New Super Mario Bros. was their biggest franchise last gen core-game wise; the Wii version sold more than Kart, Bros, and the Galaxy games combined. And NSMBWu hasn't had anywhere near that success.
NMSBWii was also included in a bundle along with the console., which the other games were not.
 
this is a particularly terrible article about nintendo's woes, and the inflammatory title is only one part of that...i mean, i can't really keep reading beyond:

If Nintendo was smart, they’d write it off right now.

yes, have bernie stolar go on stage at e3 and saturn your system/brand, excellent thinking right there. the quoted bits about 2DS being an "admission" show that my time not reading the rest of this piece was well-spent.

The 2DS is a step in the right direction. Dump the bullshit gimmicks and focus on basics. Cheap simple gaming. They need to get the 2DS down to $99 ASAP. They can still market and sell to children if the price is right.

That's only half of the dilemma, of course. The other shoe waiting to drop is the price of software, and the 2DS does nothing to alleviate that issue.

it's not often i agree with you, but this here feels spot-on. i like the pricepoint but if they want to eat back into the smartphone market (and by not dumping their stuff on mobile, they clearly do) software prices have to come down fast.
 
New Super Mario Bros. was their biggest franchise last gen core-game wise; the Wii version sold more than Kart, Bros, and the Galaxy games combined. And NSMBWu hasn't had anywhere near that success.
Mario Kart Wii sold a lot more than NSMBWii.

Kart and Smash will sell some Wii U's but mostly to an existing base already, some who are waiting for exactly those games before buying a Wii U. They won't help Nintendo with the casual market :(
I'm not convinced about that. The casual market love Mario Kart, it's not something that's going to cause everyone to go out and buy Mario Kart as soon as it launch but it's going to increase the monthly sales quite significantly I think.

NMSBWii was also included in a bundle along with the console., which the other games were not.

There was definitely a Mario Kart bundle as well, way more common than the NSMB Wii one as well I'd say at least that's what I'd guess from personal experience.
 
New Super Mario Bros. was their biggest franchise last gen core-game wise; the Wii version sold more than Kart, Bros, and the Galaxy games combined. And NSMBWu hasn't had anywhere near that success.

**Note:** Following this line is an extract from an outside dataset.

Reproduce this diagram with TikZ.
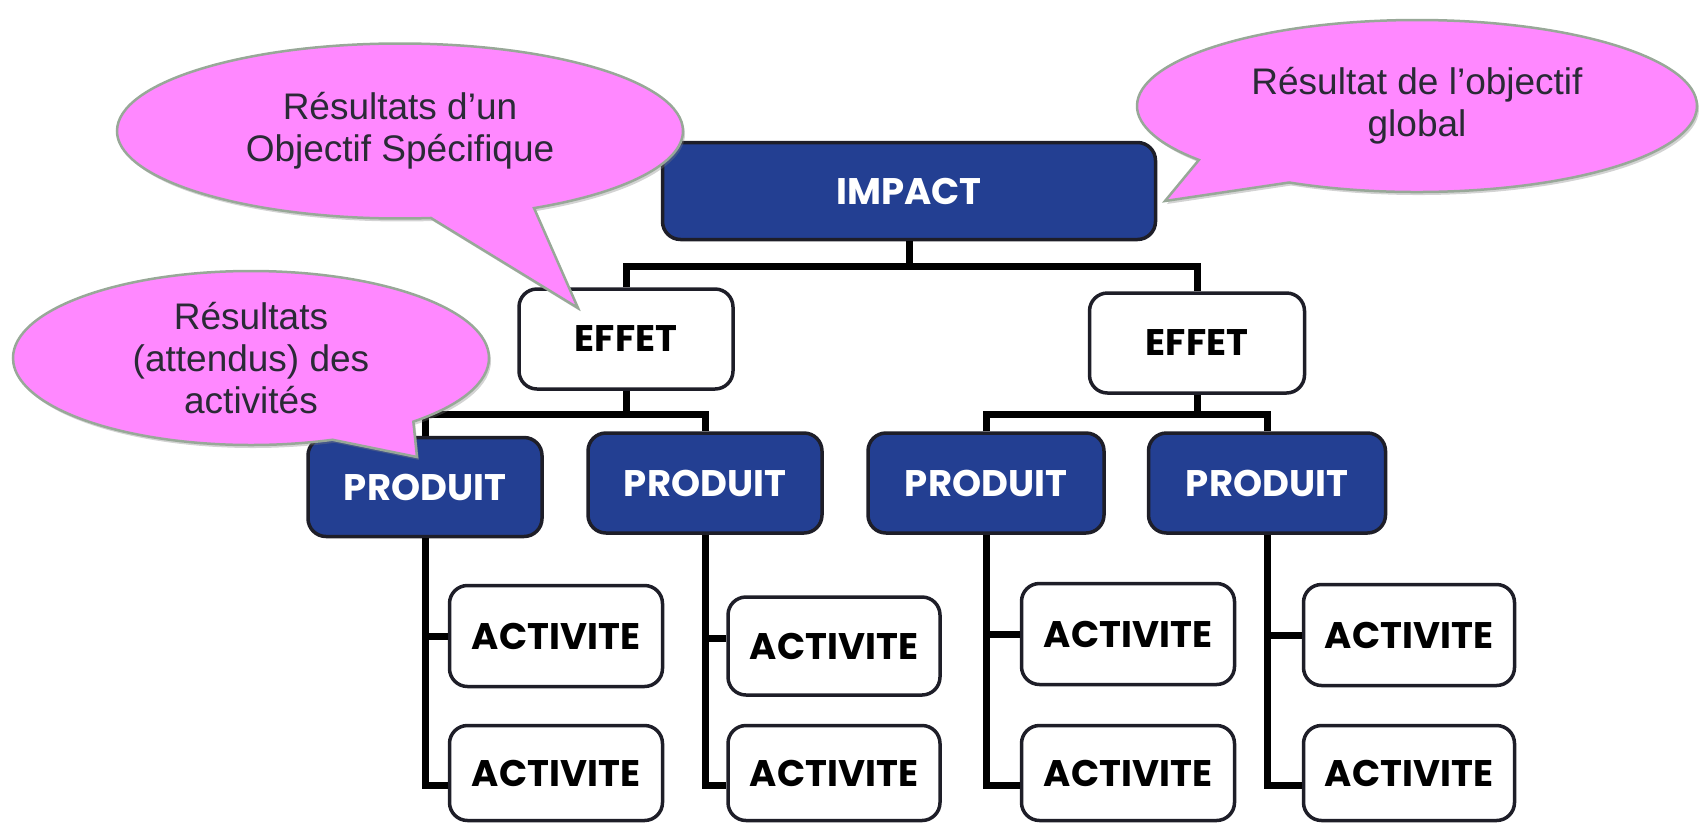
\documentclass[tikz,border=0pt]{standalone}
\usepackage{fontspec}
\setmainfont{Liberation Sans}
\newfontfamily\chainfont{Poppins}
\usetikzlibrary{shapes.callouts,shadows}
\definecolor{bubble-pink}{HTML}{FF88FF}
\definecolor{bubble-edge}{HTML}{98A898}
\definecolor{bubble-text}{HTML}{2A2A36}
\definecolor{chain-blue}{HTML}{233F92}
\definecolor{chain-edge}{HTML}{1E1E28}
\newlength{\basisresultchain}
\setlength{\basisresultchain}{1pt}

\begin{document}
\begin{tikzpicture}[
    bluebox/.style={draw=chain-edge, line width=3.5\basisresultchain, fill=chain-blue, rounded corners=18\basisresultchain, inner sep=0pt, text=white, font=\chainfont\bfseries\fontsize{37}{42}\selectfont},
    whitebox/.style={draw=chain-edge, line width=3.5\basisresultchain, fill=white, rounded corners=18\basisresultchain, inner sep=0pt, text=black, font=\chainfont\bfseries\fontsize{37}{42}\selectfont},
    link/.style={line width=7\basisresultchain, black},
    bubble/.style={ellipse callout, draw=bubble-edge, line width=2.5\basisresultchain, fill=bubble-pink, inner sep=0pt, align=center, text=bubble-text, font=\fontsize{37}{42}\selectfont, drop shadow={shadow xshift=2\basisresultchain, shadow yshift=-3\basisresultchain, opacity=0.35}}
]
    \useasboundingbox (0,0) rectangle (1699\basisresultchain,-823\basisresultchain);

    \draw (909\basisresultchain,-191\basisresultchain)
		node[bluebox, minimum width=493\basisresultchain, minimum height=97\basisresultchain]
			(impact) {IMPACT};

    \draw (626\basisresultchain,-339\basisresultchain)
		node[whitebox, minimum width=214\basisresultchain, minimum height=100\basisresultchain]
			(effet-left) {EFFET};
    \draw (1197\basisresultchain,-343\basisresultchain)
		node[whitebox, minimum width=215\basisresultchain, minimum height=100\basisresultchain]
			(effet-right) {EFFET};

    \draw (425\basisresultchain,-487\basisresultchain)
		node[bluebox, minimum width=234\basisresultchain, minimum height=99\basisresultchain]
			(produit-a) {PRODUIT};
    \draw (705\basisresultchain,-483\basisresultchain)
		node[bluebox, minimum width=234\basisresultchain, minimum height=100\basisresultchain]
			(produit-b) {PRODUIT};
    \draw (986\basisresultchain,-483\basisresultchain)
		node[bluebox, minimum width=236\basisresultchain, minimum height=100\basisresultchain]
			(produit-c) {PRODUIT};
    \draw (1267\basisresultchain,-483\basisresultchain)
		node[bluebox, minimum width=237\basisresultchain, minimum height=100\basisresultchain]
			(produit-d) {PRODUIT};

    \draw (556\basisresultchain,-636\basisresultchain)
		node[whitebox, minimum width=213\basisresultchain, minimum height=101\basisresultchain]
			(activite-a1) {ACTIVITE};
    \draw (556\basisresultchain,-773\basisresultchain)
		node[whitebox, minimum width=213\basisresultchain, minimum height=95\basisresultchain]
			(activite-a2) {ACTIVITE};
    \draw (834\basisresultchain,-646\basisresultchain)
		node[whitebox, minimum width=212\basisresultchain, minimum height=98\basisresultchain]
			(activite-b1) {ACTIVITE};
    \draw (834\basisresultchain,-773\basisresultchain)
		node[whitebox, minimum width=212\basisresultchain, minimum height=95\basisresultchain]
			(activite-b2) {ACTIVITE};
    \draw (1128\basisresultchain,-634\basisresultchain)
		node[whitebox, minimum width=213\basisresultchain, minimum height=101\basisresultchain]
			(activite-c1) {ACTIVITE};
    \draw (1128\basisresultchain,-773\basisresultchain)
		node[whitebox, minimum width=213\basisresultchain, minimum height=95\basisresultchain]
			(activite-c2) {ACTIVITE};
    \draw (1409\basisresultchain,-635\basisresultchain)
		node[whitebox, minimum width=211\basisresultchain, minimum height=101\basisresultchain]
			(activite-d1) {ACTIVITE};
    \draw (1409\basisresultchain,-773\basisresultchain)
		node[whitebox, minimum width=211\basisresultchain, minimum height=95\basisresultchain]
			(activite-d2) {ACTIVITE};

	% impact -> effets
	\draw[link] (impact.south) -- ++(0,-25\basisresultchain);
	\draw[link] (effet-left.north) |- ([yshift=-25\basisresultchain]impact.south) -| (effet-right.north);

	% effets -> produits
	\draw[link] (effet-left.south) -- ++(0,-24\basisresultchain);
	\draw[link] (produit-a.north) |- ([yshift=-24\basisresultchain]effet-left.south) -| (produit-b.north);
	\draw[link] (effet-right.south) -- ++(0,-20\basisresultchain);
	\draw[link] (produit-c.north) |- ([yshift=-20\basisresultchain]effet-right.south) -| (produit-d.north);

	% produits -> activites
	\draw[link] (produit-a.south) |- (activite-a1.west);
	\draw[link] (produit-a.south) |- ([yshift=-12\basisresultchain]activite-a2.west);
	\draw[link] (produit-b.south) |- ([yshift=8\basisresultchain]activite-b1.west);
	\draw[link] (produit-b.south) |- ([yshift=-12\basisresultchain]activite-b2.west);
	\draw[link] (produit-c.south) |- (activite-c1.west);
	\draw[link] (produit-c.south) |- ([yshift=-12\basisresultchain]activite-c2.west);
	\draw[link] (produit-d.south) |- (activite-d1.west);
	\draw[link] (produit-d.south) |- ([yshift=-12\basisresultchain]activite-d2.west);

	% bulles
	\coordinate (tip-specifique) at (578\basisresultchain,-308\basisresultchain);
	\coordinate (tip-activites) at (417\basisresultchain,-457\basisresultchain);
	\coordinate (tip-global) at (1165\basisresultchain,-201\basisresultchain);

	\node[bubble, minimum width=566\basisresultchain, minimum height=175\basisresultchain, callout absolute pointer={(tip-specifique)}, callout pointer arc=22]
		(bulle-specifique) at (400\basisresultchain,-131\basisresultchain) {Résultats d’un\\Objectif Spécifique};
	\node[bubble, minimum width=476\basisresultchain, minimum height=174\basisresultchain, callout absolute pointer={(tip-activites)}, callout pointer arc=23]
		(bulle-activites) at (251\basisresultchain,-358\basisresultchain) {Résultats\\(attendus) des\\activités};
	\node[bubble, minimum width=560\basisresultchain, minimum height=172\basisresultchain, callout absolute pointer={(tip-global)}, callout pointer arc=24]
		(bulle-global) at (1417\basisresultchain,-106\basisresultchain) {Résultat de l’objectif\\global};
\end{tikzpicture}
\end{document}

Mario Kart Wii - 34.26 million
New Super Mario Bros. Wii - 27.88 million
Super Mario Galaxy - 11.72 million
Super Smash Bros. Brawl - 11.49 million
Super Mario Galaxy 2 - 6.36 million

Try checking your facts before making such stupid claims.
 
I don't think I have ever seen a topic discussed so much on GAF as much as I have WiiU sales, I think the future of the system will become clear by Summer 2014 when we have seen this Winters games released, some marketing, the price cut effect and the MK8 effect next Spring.

DS and 3DS sales were heavily discussed too, particularly in their early struggles.
Remember this?

pspwned.jpg


I full expect the WiiU to get an upswing, stay profitable and do okay - and the usual crowd so dismissive now will revert to the "well of course it was going to sell okay, nintendo always sell to nintendo fanboys, it was never in danger"
 
DS and 3DS sales were heavily discussed too, particularly in their early struggles.
Remember this?

I full expect the WiiU to get an upswing, stay profitable and do okay - and the usual crowd so dismissive now will revert to the "well of course it was going to sell okay, nintendo always sell to nintendo fanboys, it was never in danger"

I wasn't really into forums back then, were the original DS's sales slow to begin with ?. I thought the DS and Wii both started strongly and continued to get stronger for the first three years.